Dos o tres veces se contó abreviada parte de su historia, que tuvo un viraje sorprendente aquel Día de Reyes. Él estaba desnudo, bañándose en una transparencia de río, cuando distinguió en el barranco las manos de uno de los ocho hermanos convertidas en bocina: «Oyeeee, dice papá que vayas ahora mismito a la casa».
Dos «Marianas» habían ido a buscarlo para enseñarle las primeras letras. «Pregúntenle a él», dijo el padre con una flexibilidad no acostumbrada. Soltó la frase y… dudó; y lo asaltó un calambre y pensó en el chisme malintencionado que habían echado a rodar otros: «Lo van a mandar en lata hecho carne rusa a la bodega».
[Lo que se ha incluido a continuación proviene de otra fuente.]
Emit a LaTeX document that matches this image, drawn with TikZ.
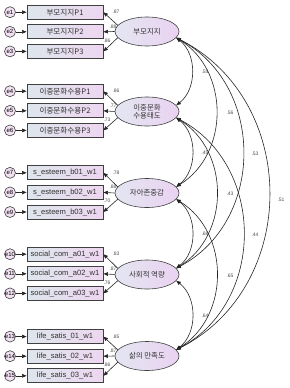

Pero tanto Herminio como Elba, los progenitores, supusieron que Piro, acostumbrado a las andanzas con terneros o cubetas de agua, iba a decir que no; que él, a sus 11 años, quería quedarse en Champún de Santana de Nagua.
El niño, en cambio, sorprendió: «Sí, papá, me voy con ellas». Y ese 6 de enero de 1960, bajó caminando de la Sierra Maestra hasta llegar al Caney de Las Mercedes.
En la noche acontecería el episodio que generó aquel guión de aventuras televisivas: una planta eléctrica hizo encender los bombillos de la escuela y varios de aquellos 60 niños iniciadores, entre enardecidos y asustados, quienes solo habían visto el candil como luz artificial, empezaron a corear: «¡Mira, qué bajitas están las estrellas!».
Ese mismo día conoció el hielo y se deslumbró al punto de que quiso guardarlo para el día siguiente. Y, como era fecha de magia y reyes, le dieron a escoger entre centenares de juguetes que nunca había visto; por eso solo atinó a tomar una pistola… de agua.
Y como agua, después de eso, se le escurrió el tiempo. Así aprendió a escribir «luciérnaga» y «cielo»; a leer corrido y a manejar tractores, algo que realizó como demostración, en la apertura oficial de la escuela, el 26 de julio de 1960, delante de Fidel.
La suerte lo llevó a pasar, además, cerca del Che y de Manuel Hernández Osorio, quienes participaron en la construcción de aquella ciudad de libros, llamada con el nombre hermoso de Camilo. A poco recibió clases de profesores de lujo como Sidroc Ramos, Nieves Alemañy y Herminio Almendros, autor de Oros Viejos y símbolo que seguiría toda la vida.
También allí miró una demostración de Emil Zátopek, el checo campeón olímpico del maratón. Y vio a Enrique Figuerola, al ajedrecista Eleazar Jiménez, la Ópera de Pekín, el ballet de Alicia Alonso y a varias figuras relevantes de aquellos románticos años 60.
Lo más bello es que, andando el tiempo, Luis Ángel Fonseca, el nombre verdadero de Piro, sería profesor, subdirector y hasta director de la Ciudad Escolar. Y que muchos otros como él, que aquel 6 de enero se deslumbraron, llegarían a ser pintores, doctores, oficiales, licenciados, escritores e ingenieros.
Toda esa historia conmovedora pasa ahora en ráfaga delante de mis ojos cuando leo con dolor y asombro, una carta reciente de Daylis Pérez, esposa durante 40 años de Luis Ángel. En esta me dice que el pasado 7 de agosto, después de que a él le amputaran una pierna por una agresiva diabetes, falleció en el hospital manzanillero Celia Sánchez.
Lo más lamentable lo escribe después: «Casi nadie fue a su funeral y eso es duro, sobre todo, por los diez años que trabajó en la Dirección Provincial de Educación y los 40 que fue profesor, casi todos en la Ciudad Escolar».
Con esas líneas pienso en este u otros olvidos e injustificables. Por eso, dondequiera que Piro esté hoy, hecho estrella y nunca hielo, le estoy dedicando estas letras de gratitud y respeto, 51 años después de aquel primer día en las aulas y de su primer encuentro con otros reyes magos.